A must read!!!! This is a primer for psychology and the foundational basis for Behavioral Economics. This well written story delves into the unique relationship between two brilliant psychologists, Amos Tversky and Danny Kahneman. But it is much more than that; it is a vehicle that allows us to consider some of their groundbreaking research.
As it relates to sales, we should consider implementing some of their findings in our quest to improve our client relationships.
Essentially, they were the first to show that man is not a rational economic animal, but rather a biased, non-statistical-being that makes poor judgements and is easily swayed.
For our purposes it is important to consider some of their key findings:
1. Best known as the fathers of PROSPECT THEORY. It is the understanding that people are biased. Human assessments of risk, particularly the skewed attitudes between gain versus loss, is emotional and statistically incorrect. Individuals look for certainty in gains and attempt to avoid losses, even if the odds are contrary to what they, rationally, should do. People have a stronger response to fear than to gain.
2. Our decisions can be altered by the mere FRAMING of the argument. Telling someone that they can have a positive outcome is less likely to have the same impact as telling them they can avoid a problem. How one frames the situation can have an incredible influence on the outcome.
Example: Assume there has been a fatal influenza outbreak on a population of 600 people.
A. Give the audience a choice between
1) Vaccine Y, which will have a 1/3 chance to save all 600 and 2/3 chance no one.
2) Vaccine X, which will guarantee 200 people will live. (People want sure thing, Most choose X)
B. Give the audience a choice between
1) Vaccine Y, which will have a 1/3 chance to save all 600 and a 2/3 chance no one.
2) Vaccine X, which will guarantee 400 people will die. (People don’t want to think of 400 dying. Most choose Y.)
3. Use ALGORITHMS in lieu of humans. Our judgement can't be trusted. Kahneman used this to identify good pilots for the Israeli Air Force. It removed the human subjective and biased inputs. The implications: come up with a process and use it. Don’t leave it to individuals who have the biases that will screw it up. Look for statistical causalities. This is the premise of MONEYBALL and current sports recruiting practices. We can most likely improve some of our sales results if we deal with the situations more programmatically.
4. The REFERENCE POINT that you start with will dictate much of your response. This is a key point when discussing negotiation techniques. For example, Bob and Sue are being told that tomorrow they will each have $3mm. But today, Bob has $1mm and Sue has $9mm. Will they both have the same reaction? (I suggest you avoid Sue for a while.)
5. Have someone check your work.

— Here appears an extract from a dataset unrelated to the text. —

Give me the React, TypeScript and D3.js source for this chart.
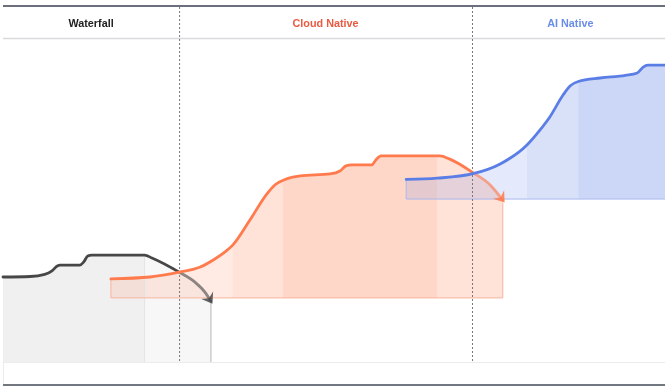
import * as d3 from "d3";

// phases shown in the header band
const phases = ["Waterfall", "Cloud Native", "AI Native"];
const phaseColors = ["#222222", "#ea5a40", "#6a8de9"];
// phase boundaries on the time axis (0..100)
const phaseBounds = [0, 26.6, 70.85, 100];

// maturity curves: [time, maturity]
const waterfall: [number, number][] = [
  [0, 26.4], [4.1, 26.55], [6.3, 27.2], [7.4, 28.3], [8.2, 29.8], [8.6, 30.1],
  [11.6, 30.1], [12.2, 31.1], [12.8, 32.9], [13.4, 33.2], [21.4, 33.2],
  [22.5, 32.3], [26.6, 27.9], [29.0, 24.8], [30.5, 21.7], [31.4, 18.9],
];
const cloudNative: [number, number][] = [
  [16.3, 25.8], [22.2, 26.4], [26.6, 27.9], [29.8, 29.5], [32.0, 32.0],
  [33.6, 34.3], [34.7, 36.3], [37.3, 44.1], [39.9, 52.3], [41.2, 55.2], [42.6, 56.7], [44.9, 57.8],
  [49.4, 58.4], [50.9, 59.3], [51.8, 60.9], [52.7, 61.2], [55.7, 61.2],
  [56.3, 62.7], [57.1, 64.0], [66.0, 64.0], [67.5, 63.0], [70.85, 59.0],
  [73.6, 55.0], [75.5, 50.3],
];
const aiNative: [number, number][] = [
  [60.9, 56.7], [65.6, 57.1], [70.85, 58.4], [75.1, 61.5], [79.15, 67.4],
  [81.1, 72.0], [82.6, 76.1], [84.6, 82.9], [85.65, 85.7], [86.9, 87.1],
  [90.2, 88.2], [94.0, 89.0], [95.8, 89.75], [96.7, 91.6], [97.4, 92.2],
  [100, 92.2],
];

// stage bands under each curve: boundaries and fill opacity
const waterfallStages = [0, 21.4, 31.4];
const waterfallOpac = [0.06, 0.032];
const cloudStages = [16.3, 34.7, 42.3, 65.6, 75.5];
const cloudOpac = [0.15, 0.22, 0.3, 0.22];
const aiStages = [60.9, 79.15, 86.9, 100];
const aiOpac = [0.16, 0.23, 0.31];

const baseWaterfall = 0;
const baseCloud = 19.9;
const baseAi = 50.6;

const W = 665;
const H = 388;

export default function App() {
  const x = d3.scaleLinear().domain([0, 100]).range([3, 665]);
  const y = d3.scaleLinear().domain([0, 100]).range([362, 40]);

  const line = d3
    .line<[number, number]>()
    .x((d) => x(d[0]))
    .y((d) => y(d[1]))
    .curve(d3.curveMonotoneX);

  const area = (base: number) =>
    d3
      .area<[number, number]>()
      .x((d) => x(d[0]))
      .y0(y(base))
      .y1((d) => y(d[1]))
      .curve(d3.curveMonotoneX);

  const series = [
    { id: "wf", data: waterfall, stages: waterfallStages, opac: waterfallOpac, base: baseWaterfall, color: "#000000", stroke: "#474747", fadeAt: phaseBounds[1], arrow: true },
    { id: "cn", data: cloudNative, stages: cloudStages, opac: cloudOpac, base: baseCloud, color: "#ff7a4c", stroke: "#ff7a4c", fadeAt: phaseBounds[2], arrow: true },
    { id: "ai", data: aiNative, stages: aiStages, opac: aiOpac, base: baseAi, color: "#5a7ee6", stroke: "#5a7ee6", fadeAt: 200, arrow: false },
  ];

  return (
    <div style={{ position: "fixed", left: 0, top: 0 }}>
      <svg width={W} height={H} style={{ display: "block", fontFamily: "'Liberation Sans', Arial, sans-serif" }}>
        <defs>
          {series.map((s) => (
            <g key={s.id}>
              <linearGradient id={`fade-${s.id}`} gradientUnits="userSpaceOnUse" x1={0} x2={W} y1={0} y2={0}>
                <stop offset={Math.min(1, x(s.fadeAt) / W)} stopColor={s.stroke} stopOpacity={1} />
                <stop offset={Math.min(1, x(s.fadeAt) / W)} stopColor={s.stroke} stopOpacity={0.62} />
              </linearGradient>
              <marker id={`arrow-${s.id}`} viewBox="-10 -10 20 20" markerWidth={20} markerHeight={20} markerUnits="userSpaceOnUse" refX={-1} refY={0} orient="auto">
                <path d="M-8,-7 L2,0 L-8,7 L-4.5,0 Z" fill={s.stroke} opacity={0.85} />
              </marker>
              {s.stages.slice(0, -1).map((st, i) => (
                <clipPath key={i} id={`clip-${s.id}-${i}`}>
                  <rect x={x(st)} y={0} width={x(s.stages[i + 1]) - x(st)} height={H} />
                </clipPath>
              ))}
            </g>
          ))}
        </defs>

        {/* stage bands */}
        {series.map((s) =>
          s.opac.map((o, i) => (
            <path
              key={`${s.id}-a${i}`}
              d={area(s.base)(s.data) || ""}
              fill={s.color}
              fillOpacity={o}
              clipPath={`url(#clip-${s.id}-${i})`}
            />
          ))
        )}

        {/* outlines of the bands */}
        <line x1={x(waterfallStages[1])} x2={x(waterfallStages[1])} y1={y(33)} y2={y(0)} stroke="#e2e2e2" strokeWidth={1} />
        <line x1={x(waterfallStages[2])} x2={x(waterfallStages[2])} y1={y(18.5)} y2={y(0)} stroke="#cccccc" strokeWidth={1.5} />
        <path
          d={`M${x(cloudStages[0])},${y(cloudNative[0][1])}V${y(baseCloud)}H${x(cloudStages[4])}V${y(49.5)}`}
          fill="none"
          stroke="#f7b39c"
          strokeWidth={1}
        />
        <path
          d={`M${x(aiStages[0])},${y(aiNative[0][1])}V${y(baseAi)}H${x(100)}`}
          fill="none"
          stroke="#a9b9ee"
          strokeWidth={1}
        />

        {/* header */}
        <line x1={3} x2={W} y1={6} y2={6} stroke="#6b6f7b" strokeWidth={2} />
        <line x1={3} x2={W} y1={38.5} y2={38.5} stroke="#d9d9de" strokeWidth={1.5} />
        {phases.map((p, i) => (
          <text
            key={p}
            x={i === 2 ? x(85.7) : (x(phaseBounds[i]) + x(phaseBounds[i + 1])) / 2}
            y={27}
            textAnchor="middle"
            fontSize={10.8}
            fontWeight="bold"
            fill={phaseColors[i]}
          >
            {p}
          </text>
        ))}

        {/* phase dividers */}
        {phaseBounds.slice(1, 3).map((b) => (
          <line key={b} x1={x(b) + 0.5} x2={x(b) + 0.5} y1={7} y2={363} stroke="#777" strokeWidth={1} strokeDasharray="2,2" />
        ))}

        {/* curves */}
        {series.map((s) => (
          <path
            key={`${s.id}-l`}
            d={line(s.data) || ""}
            fill="none"
            stroke={`url(#fade-${s.id})`}
            strokeWidth={2.8}
            strokeLinecap="round"
            strokeLinejoin="round"
            markerEnd={s.arrow ? `url(#arrow-${s.id})` : undefined}
          />
        ))}

        {/* footer */}
        <line x1={3} x2={W} y1={y(0) + 0.5} y2={y(0) + 0.5} stroke="#ececec" strokeWidth={1} />
        <line x1={3.5} x2={3.5} y1={y(0)} y2={384} stroke="#ececec" strokeWidth={1} />
        <line x1={3} x2={W} y1={385} y2={385} stroke="#72767f" strokeWidth={2} />
      </svg>
    </div>
  );
}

I.E. TEAMS WORK. A third party that can give uncensored and objective comments can vastly improve the quality of one's work. Lewis sites an example from Delta Airline pilots in the 1970's who were making tons of mistakes. Delta was able to remove mistakes by eliminating the "Captain is King" mentality in the cockpit. This allowed the co-pilots to question the pilots actions and avoid potential accidents.
Please feel free to comment on any of these recommendations and suggest other sources that might be helpful.